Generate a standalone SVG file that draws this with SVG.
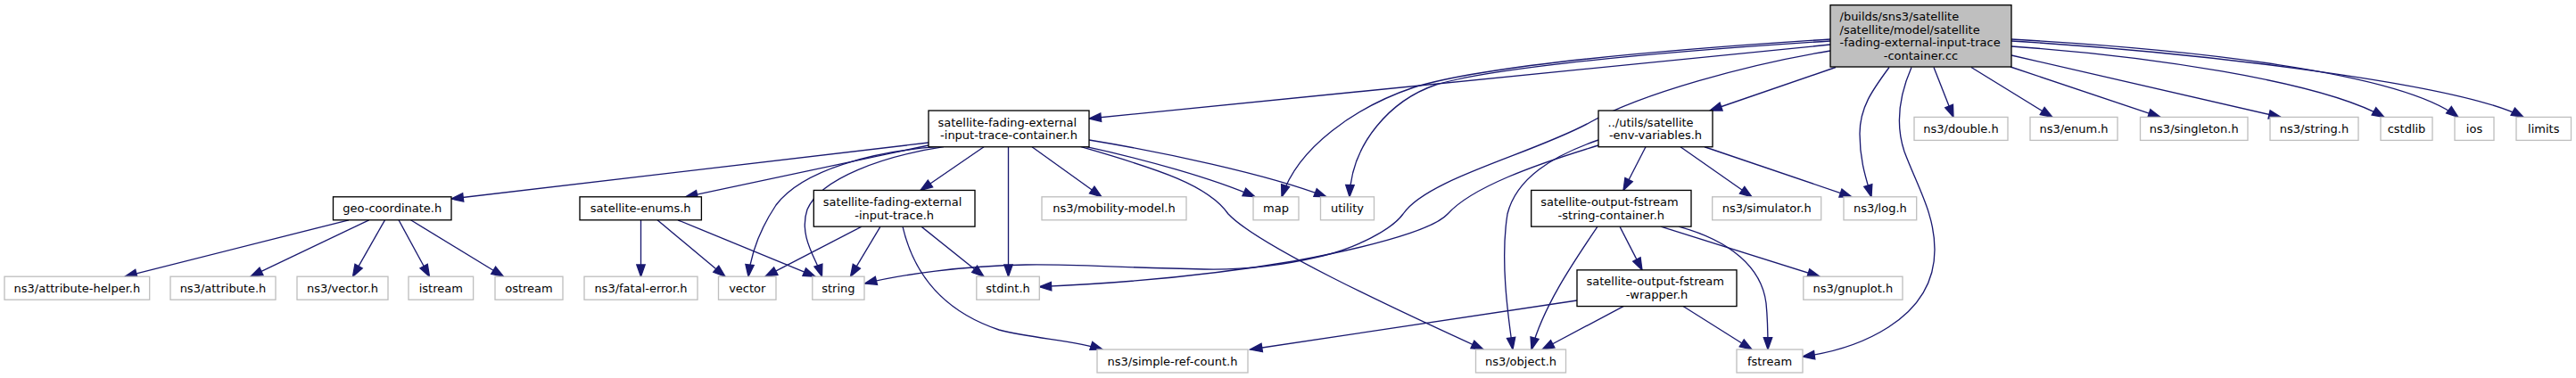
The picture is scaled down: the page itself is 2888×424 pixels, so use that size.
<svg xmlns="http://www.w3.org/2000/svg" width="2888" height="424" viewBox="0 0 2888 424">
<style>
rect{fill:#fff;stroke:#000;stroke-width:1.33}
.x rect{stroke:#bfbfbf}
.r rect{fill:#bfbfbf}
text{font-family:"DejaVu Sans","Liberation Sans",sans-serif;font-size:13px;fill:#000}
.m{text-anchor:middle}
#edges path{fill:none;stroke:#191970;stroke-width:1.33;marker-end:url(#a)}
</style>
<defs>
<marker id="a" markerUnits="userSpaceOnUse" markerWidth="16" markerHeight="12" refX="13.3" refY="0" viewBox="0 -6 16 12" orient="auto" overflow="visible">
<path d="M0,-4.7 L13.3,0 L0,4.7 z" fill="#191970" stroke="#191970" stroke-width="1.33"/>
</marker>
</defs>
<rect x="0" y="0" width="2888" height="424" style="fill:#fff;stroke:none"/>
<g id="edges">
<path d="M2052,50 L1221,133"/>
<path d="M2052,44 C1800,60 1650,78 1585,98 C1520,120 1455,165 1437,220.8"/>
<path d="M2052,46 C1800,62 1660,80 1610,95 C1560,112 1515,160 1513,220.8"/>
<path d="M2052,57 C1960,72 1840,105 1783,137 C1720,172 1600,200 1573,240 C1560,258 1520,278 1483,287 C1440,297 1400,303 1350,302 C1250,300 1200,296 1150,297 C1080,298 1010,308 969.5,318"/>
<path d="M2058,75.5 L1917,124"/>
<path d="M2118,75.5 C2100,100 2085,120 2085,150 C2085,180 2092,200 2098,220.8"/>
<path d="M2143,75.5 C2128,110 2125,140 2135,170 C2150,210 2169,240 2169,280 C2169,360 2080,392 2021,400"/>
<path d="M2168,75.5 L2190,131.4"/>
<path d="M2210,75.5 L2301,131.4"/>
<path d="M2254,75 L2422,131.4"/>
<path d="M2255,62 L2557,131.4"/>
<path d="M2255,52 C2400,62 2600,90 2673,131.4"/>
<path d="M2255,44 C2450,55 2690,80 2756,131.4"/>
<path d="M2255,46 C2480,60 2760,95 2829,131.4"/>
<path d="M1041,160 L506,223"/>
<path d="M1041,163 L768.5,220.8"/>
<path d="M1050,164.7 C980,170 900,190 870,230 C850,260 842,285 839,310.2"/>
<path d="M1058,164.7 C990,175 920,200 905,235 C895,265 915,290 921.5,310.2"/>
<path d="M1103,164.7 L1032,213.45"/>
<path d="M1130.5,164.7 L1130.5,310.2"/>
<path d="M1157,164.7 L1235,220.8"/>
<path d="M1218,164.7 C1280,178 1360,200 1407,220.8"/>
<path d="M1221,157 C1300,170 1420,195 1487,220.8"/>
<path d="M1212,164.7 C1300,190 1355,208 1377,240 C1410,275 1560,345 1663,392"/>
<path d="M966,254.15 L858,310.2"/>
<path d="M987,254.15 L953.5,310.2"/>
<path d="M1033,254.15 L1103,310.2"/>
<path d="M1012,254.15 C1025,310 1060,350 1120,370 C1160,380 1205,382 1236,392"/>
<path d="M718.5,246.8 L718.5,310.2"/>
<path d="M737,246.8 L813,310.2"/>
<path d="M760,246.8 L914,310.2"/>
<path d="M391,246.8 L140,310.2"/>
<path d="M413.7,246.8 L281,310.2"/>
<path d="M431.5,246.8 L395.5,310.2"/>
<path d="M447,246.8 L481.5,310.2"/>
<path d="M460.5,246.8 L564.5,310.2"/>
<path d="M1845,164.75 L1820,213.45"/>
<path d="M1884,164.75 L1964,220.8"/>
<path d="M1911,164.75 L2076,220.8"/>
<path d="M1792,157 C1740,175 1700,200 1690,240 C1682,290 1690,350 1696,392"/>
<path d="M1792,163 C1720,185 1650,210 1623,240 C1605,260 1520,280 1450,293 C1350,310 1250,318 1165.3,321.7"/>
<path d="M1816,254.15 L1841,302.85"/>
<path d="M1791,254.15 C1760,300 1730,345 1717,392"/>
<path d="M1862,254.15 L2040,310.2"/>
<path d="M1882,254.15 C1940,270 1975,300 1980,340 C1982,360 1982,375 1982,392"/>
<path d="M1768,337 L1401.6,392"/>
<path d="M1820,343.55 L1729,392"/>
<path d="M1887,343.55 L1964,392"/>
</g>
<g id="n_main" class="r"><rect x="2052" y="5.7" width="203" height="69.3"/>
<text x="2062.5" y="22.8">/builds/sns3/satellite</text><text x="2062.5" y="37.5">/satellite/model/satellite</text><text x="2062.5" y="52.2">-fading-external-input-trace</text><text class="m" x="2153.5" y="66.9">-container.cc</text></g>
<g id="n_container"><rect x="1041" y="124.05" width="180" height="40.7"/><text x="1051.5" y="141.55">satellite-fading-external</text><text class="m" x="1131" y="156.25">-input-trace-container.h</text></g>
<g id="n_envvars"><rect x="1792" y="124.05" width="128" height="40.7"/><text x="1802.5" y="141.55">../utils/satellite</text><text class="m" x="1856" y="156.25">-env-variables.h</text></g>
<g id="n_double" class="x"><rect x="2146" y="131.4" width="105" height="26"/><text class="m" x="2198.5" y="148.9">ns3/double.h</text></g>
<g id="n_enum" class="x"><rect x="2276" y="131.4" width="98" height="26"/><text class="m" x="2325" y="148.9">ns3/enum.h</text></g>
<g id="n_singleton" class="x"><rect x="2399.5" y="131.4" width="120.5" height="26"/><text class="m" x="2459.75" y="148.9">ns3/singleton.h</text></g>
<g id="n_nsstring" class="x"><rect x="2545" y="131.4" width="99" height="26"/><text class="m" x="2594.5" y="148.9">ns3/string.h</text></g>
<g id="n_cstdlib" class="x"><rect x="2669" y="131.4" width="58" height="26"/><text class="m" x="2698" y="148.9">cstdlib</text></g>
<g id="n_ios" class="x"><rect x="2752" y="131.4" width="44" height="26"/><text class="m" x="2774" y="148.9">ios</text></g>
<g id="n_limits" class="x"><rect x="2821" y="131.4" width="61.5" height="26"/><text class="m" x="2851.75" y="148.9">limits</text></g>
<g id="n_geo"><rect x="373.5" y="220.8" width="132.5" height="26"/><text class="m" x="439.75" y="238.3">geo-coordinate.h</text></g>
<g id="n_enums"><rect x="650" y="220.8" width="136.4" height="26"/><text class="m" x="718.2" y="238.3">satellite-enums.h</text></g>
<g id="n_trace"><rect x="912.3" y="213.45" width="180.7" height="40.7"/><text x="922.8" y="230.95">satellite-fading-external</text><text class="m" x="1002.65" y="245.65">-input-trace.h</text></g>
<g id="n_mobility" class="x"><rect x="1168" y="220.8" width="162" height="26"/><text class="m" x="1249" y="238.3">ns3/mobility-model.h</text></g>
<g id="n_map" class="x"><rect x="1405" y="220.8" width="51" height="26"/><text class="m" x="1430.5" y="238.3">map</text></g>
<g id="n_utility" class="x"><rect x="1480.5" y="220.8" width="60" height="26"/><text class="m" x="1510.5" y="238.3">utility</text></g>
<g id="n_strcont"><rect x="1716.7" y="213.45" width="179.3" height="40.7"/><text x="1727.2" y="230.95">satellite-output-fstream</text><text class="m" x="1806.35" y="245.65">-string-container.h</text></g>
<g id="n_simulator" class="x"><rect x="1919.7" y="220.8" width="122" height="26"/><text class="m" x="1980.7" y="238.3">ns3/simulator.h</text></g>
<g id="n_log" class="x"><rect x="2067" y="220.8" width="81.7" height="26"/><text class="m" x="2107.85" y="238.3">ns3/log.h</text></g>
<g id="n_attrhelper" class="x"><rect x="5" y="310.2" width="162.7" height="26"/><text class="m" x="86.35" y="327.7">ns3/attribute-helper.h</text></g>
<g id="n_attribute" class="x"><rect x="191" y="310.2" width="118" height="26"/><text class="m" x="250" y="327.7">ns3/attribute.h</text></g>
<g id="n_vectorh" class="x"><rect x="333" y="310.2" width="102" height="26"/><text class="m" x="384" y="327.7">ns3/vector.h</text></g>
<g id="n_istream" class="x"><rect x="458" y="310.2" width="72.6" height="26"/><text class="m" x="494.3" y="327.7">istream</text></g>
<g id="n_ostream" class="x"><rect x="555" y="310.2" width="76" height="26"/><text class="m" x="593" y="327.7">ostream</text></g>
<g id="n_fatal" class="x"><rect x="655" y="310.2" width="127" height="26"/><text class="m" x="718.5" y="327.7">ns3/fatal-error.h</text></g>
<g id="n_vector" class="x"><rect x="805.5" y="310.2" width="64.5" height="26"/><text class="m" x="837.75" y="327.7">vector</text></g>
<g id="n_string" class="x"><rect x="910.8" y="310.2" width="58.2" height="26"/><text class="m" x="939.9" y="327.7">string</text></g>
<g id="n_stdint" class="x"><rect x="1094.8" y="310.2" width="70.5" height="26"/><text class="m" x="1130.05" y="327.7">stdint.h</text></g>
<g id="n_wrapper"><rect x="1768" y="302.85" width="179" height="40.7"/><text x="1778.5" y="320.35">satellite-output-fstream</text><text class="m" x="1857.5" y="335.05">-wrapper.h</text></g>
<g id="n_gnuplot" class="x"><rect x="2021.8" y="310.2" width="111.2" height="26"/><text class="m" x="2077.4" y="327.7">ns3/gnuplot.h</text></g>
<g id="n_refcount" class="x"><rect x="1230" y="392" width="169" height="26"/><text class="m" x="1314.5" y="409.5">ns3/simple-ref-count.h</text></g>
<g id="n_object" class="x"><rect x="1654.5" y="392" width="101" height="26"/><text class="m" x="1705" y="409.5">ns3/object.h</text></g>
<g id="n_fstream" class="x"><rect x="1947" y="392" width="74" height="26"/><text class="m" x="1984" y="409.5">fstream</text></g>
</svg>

------------------------------

Copy all lines from the listing that contain "size".

The picture is scaled down: the page itself is 2888×424 pixels, so use that size.
text{font-family:"DejaVu Sans","Liberation Sans",sans-serif;font-size:13px;fill:#000}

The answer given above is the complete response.